**Aim**.
Each line from the start of the records below through the line that contains "import * as echarts from 'echarts';" should be printed exactly. Pictures are omitted.

[Collected data]
>>>>
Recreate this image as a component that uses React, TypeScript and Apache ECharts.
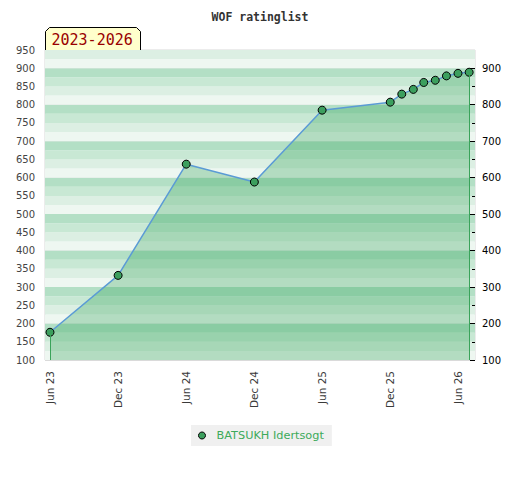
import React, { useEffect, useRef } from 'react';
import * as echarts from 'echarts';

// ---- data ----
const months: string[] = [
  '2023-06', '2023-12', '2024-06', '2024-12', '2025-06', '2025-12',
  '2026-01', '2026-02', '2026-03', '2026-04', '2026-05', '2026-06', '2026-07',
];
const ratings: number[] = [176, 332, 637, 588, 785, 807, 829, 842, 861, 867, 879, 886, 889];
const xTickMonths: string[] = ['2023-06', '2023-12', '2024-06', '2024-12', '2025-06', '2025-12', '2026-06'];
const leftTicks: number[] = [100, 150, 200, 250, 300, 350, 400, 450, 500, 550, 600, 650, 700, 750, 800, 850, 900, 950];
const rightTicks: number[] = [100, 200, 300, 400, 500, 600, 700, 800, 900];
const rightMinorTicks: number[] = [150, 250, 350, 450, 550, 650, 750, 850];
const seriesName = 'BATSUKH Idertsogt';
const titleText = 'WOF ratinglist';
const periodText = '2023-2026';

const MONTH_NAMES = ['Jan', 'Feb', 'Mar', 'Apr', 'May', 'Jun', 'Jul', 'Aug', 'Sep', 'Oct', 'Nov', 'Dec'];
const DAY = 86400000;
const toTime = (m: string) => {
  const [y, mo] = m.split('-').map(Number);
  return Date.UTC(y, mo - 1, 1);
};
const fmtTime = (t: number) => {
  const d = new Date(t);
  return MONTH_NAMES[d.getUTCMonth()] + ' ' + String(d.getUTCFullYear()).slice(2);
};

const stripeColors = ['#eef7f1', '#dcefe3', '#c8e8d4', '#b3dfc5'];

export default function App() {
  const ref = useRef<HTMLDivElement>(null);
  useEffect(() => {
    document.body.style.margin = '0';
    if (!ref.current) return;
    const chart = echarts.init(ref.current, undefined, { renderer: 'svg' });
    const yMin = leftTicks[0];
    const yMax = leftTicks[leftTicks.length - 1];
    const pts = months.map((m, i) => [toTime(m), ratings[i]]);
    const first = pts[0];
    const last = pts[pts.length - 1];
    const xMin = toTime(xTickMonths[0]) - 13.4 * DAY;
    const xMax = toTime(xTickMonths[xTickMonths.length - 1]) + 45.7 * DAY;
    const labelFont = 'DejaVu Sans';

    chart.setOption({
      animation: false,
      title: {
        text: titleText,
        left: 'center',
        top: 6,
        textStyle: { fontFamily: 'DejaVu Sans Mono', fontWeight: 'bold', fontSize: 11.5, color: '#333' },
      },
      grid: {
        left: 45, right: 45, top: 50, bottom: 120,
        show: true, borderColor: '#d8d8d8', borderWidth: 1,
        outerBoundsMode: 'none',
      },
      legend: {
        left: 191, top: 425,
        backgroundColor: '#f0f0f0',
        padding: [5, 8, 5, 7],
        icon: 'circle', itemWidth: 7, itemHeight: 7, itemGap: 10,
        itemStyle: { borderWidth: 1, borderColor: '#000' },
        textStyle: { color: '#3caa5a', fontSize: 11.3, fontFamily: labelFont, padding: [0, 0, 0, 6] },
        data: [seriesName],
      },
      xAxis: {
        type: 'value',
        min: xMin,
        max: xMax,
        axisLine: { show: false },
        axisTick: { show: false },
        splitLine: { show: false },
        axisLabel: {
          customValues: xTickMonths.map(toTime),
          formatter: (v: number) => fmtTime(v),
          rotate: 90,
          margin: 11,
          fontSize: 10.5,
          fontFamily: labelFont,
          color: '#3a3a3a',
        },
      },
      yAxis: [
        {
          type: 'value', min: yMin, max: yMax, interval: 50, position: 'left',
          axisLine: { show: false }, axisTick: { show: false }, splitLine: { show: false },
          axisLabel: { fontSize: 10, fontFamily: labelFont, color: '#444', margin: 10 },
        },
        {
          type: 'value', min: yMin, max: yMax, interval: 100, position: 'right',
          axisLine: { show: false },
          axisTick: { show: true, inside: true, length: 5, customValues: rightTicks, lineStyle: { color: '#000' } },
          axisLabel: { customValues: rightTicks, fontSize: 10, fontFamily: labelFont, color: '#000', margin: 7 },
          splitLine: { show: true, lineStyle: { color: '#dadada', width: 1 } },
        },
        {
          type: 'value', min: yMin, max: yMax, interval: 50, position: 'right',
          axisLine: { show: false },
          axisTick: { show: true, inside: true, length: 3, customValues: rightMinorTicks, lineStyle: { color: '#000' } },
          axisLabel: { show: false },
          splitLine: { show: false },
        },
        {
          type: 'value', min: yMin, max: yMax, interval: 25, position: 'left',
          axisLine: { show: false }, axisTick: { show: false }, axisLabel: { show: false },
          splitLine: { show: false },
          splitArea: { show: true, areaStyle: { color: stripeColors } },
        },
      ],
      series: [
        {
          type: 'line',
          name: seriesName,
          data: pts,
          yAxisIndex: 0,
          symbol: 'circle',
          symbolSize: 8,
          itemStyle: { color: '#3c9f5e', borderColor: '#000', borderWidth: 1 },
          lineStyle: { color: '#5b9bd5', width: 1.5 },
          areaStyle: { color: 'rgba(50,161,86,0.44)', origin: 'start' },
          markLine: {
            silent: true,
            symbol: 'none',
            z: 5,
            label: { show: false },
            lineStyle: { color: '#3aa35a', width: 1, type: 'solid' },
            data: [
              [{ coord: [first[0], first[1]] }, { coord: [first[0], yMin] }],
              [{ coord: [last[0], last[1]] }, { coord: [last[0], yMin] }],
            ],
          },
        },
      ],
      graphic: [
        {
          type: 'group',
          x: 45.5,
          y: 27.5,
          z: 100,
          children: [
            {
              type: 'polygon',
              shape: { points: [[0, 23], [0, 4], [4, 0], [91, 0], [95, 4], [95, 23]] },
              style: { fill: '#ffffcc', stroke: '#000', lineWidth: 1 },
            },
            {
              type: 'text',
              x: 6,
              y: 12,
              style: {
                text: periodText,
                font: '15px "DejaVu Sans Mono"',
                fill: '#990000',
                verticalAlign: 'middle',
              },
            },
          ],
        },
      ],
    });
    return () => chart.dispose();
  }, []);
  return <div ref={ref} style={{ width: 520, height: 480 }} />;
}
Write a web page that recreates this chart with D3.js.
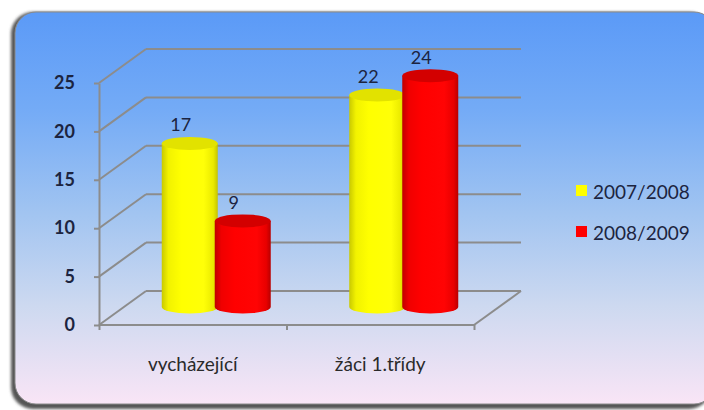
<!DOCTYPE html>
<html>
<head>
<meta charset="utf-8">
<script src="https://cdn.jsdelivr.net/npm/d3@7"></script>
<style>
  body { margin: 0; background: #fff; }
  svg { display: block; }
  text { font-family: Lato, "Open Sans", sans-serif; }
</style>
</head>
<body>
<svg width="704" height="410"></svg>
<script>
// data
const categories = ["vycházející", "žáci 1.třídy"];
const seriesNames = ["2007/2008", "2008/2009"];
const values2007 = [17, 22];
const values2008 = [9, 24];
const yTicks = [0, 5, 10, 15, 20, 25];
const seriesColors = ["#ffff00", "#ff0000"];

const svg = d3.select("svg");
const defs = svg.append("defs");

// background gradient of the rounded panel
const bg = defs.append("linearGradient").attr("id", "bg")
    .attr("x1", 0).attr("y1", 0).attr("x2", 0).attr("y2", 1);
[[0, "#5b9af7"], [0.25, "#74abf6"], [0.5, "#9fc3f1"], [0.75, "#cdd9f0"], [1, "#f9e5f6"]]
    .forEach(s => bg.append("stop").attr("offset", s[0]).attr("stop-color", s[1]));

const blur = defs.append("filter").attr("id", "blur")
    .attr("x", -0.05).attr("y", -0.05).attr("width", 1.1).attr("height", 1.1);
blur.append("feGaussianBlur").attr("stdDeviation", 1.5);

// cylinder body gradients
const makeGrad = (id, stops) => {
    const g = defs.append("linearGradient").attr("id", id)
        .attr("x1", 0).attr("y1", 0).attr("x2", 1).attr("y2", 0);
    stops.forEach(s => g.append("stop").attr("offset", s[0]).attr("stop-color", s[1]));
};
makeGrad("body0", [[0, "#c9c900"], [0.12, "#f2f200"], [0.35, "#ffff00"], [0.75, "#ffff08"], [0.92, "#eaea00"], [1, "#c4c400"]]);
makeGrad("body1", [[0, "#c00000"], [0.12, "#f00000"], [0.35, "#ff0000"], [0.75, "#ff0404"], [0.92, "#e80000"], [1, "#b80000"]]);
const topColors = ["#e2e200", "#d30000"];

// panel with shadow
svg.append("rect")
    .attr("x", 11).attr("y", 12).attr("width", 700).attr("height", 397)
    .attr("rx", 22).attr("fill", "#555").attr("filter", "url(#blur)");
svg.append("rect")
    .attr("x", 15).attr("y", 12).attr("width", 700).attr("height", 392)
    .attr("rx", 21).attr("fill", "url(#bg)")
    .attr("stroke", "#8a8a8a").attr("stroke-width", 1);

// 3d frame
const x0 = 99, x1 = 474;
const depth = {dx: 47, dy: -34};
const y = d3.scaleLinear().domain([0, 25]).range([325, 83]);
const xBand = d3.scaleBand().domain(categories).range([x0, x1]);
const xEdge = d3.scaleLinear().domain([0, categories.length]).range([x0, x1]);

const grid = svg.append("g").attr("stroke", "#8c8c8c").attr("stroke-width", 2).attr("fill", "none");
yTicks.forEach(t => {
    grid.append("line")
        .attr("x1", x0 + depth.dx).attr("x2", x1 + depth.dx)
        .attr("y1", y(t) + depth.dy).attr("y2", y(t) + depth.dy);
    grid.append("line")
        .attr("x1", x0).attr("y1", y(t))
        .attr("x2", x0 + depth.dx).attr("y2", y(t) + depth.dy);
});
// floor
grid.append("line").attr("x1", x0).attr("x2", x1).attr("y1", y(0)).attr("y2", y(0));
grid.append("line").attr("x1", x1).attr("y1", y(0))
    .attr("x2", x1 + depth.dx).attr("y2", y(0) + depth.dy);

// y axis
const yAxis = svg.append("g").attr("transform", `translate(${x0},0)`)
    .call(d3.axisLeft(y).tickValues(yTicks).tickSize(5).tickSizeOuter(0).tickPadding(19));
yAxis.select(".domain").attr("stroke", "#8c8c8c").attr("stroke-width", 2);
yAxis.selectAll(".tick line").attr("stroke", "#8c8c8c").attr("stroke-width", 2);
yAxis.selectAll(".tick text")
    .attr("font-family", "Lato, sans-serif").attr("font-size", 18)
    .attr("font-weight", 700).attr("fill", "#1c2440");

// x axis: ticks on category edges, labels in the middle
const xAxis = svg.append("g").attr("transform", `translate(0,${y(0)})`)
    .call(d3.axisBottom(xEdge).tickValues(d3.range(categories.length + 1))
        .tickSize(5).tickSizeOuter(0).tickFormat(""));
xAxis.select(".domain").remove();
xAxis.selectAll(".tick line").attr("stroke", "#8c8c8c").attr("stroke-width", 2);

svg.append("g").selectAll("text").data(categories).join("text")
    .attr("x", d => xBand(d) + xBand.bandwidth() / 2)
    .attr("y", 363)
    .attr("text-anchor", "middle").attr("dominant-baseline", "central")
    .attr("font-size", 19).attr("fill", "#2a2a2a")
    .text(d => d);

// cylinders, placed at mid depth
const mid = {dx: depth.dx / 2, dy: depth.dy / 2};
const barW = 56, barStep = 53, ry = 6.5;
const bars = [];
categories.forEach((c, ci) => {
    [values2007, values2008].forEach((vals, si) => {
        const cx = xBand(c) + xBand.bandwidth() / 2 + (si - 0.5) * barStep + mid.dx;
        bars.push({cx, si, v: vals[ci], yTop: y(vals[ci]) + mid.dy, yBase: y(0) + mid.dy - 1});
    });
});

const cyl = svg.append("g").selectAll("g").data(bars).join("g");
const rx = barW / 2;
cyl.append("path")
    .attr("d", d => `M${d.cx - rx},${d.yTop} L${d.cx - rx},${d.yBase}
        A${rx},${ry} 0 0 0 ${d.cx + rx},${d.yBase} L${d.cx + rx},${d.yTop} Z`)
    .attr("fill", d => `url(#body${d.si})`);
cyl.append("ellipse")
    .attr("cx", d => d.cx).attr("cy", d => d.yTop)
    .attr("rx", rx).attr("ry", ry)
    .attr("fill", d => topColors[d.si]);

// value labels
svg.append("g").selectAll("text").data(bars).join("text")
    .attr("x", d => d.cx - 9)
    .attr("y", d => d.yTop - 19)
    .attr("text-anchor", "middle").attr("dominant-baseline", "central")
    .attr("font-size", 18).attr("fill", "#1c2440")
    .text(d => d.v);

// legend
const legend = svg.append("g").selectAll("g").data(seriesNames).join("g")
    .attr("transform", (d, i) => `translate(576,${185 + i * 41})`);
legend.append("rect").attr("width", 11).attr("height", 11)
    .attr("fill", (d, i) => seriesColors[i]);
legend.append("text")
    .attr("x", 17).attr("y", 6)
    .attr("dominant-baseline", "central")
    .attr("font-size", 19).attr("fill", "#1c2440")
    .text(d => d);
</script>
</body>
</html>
<<<<
**Exercise solution**.
Recreate this image as a component that uses React, TypeScript and Apache ECharts.
import React, { useEffect, useRef } from 'react';
import * as echarts from 'echarts';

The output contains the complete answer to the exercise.